Forecast Policy (The Rules of Engagement)

Embed these rules in the Master Supply Agreement (MSA).

Rule

Definition

Consequence of Breach

Cadence

Forecast submitted every Monday by 12:00 PM.

Late submission = Current week production plan slides 1 week.

Horizon

Minimum 12-month visibility required.

< 12 months = Lead times for strategic parts extend to market standard.

Variance

Zone 1 variance limit: 0%. Zone 2 variance limit: ±20%.

Excess demand is "Best Effort" only. Shortfall triggers material liability invoice.

End of Life

EOL ramp-down must be visible 6 months prior.

Sudden stop = Customer billed for 100% of stranded inventory.

The Forecast Response Template

The factory must formally respond to the forecast within 48 hours. Silence implies acceptance, which is dangerous. Use this format to flag constraints.

Header: Customer | Forecast Date | Reviewer

Section 1: The Green Zone (Accepted)

  • Statement: "Weeks 1–8 demand is fully supported. Material and Capacity secured."

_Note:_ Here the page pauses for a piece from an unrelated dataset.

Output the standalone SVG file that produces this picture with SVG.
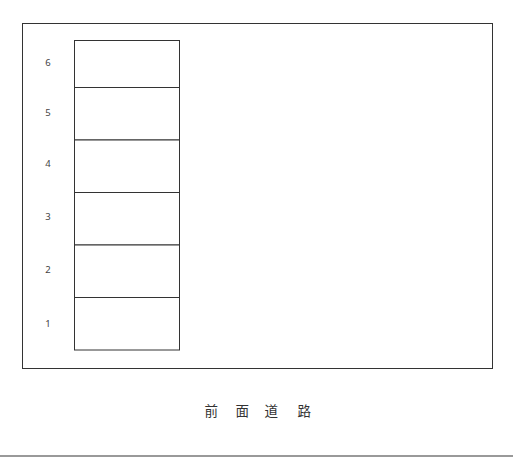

Section 2: The Constraint Log (Red Flags)

  • Constraint 1: Week 10 request (5,000 units).
    • Capability: 3,500 units.
    • Root Cause: Shortage of PMIC (Part #XYZ).
    • Recovery: 1,500 balance moves to Week 12.
  • Constraint 2: Week 18 request (12,000 units).
    • Capability: 8,000 units.
    • Root Cause: Test Station Capacity (CapEx required).
    • Action: Customer must approve CapEx spend by [Date] to unlock volume.

Section 3: Liability Alert

  • Warning: Based on this forecast, we are placing orders for [List Critical Components] totaling $[Value].
  • Action: Please acknowledge liability by return email.

Final Checklist

Control Point

Passing Criteria

State

Receipt Timing

Forecast received on agreed day/time.

On Time / Late

Sanity Check

Current forecast vs. Previous forecast deviation < 30%.

Verified

Lead Time Audit

No demand is requested inside the standard lead time of critical parts.

Verified

Response Sent

"Commit vs. Request" analysis sent back to customer.

Sent

ERP Load

Forecast loaded into ERP as "Planning Demand" (MRP active).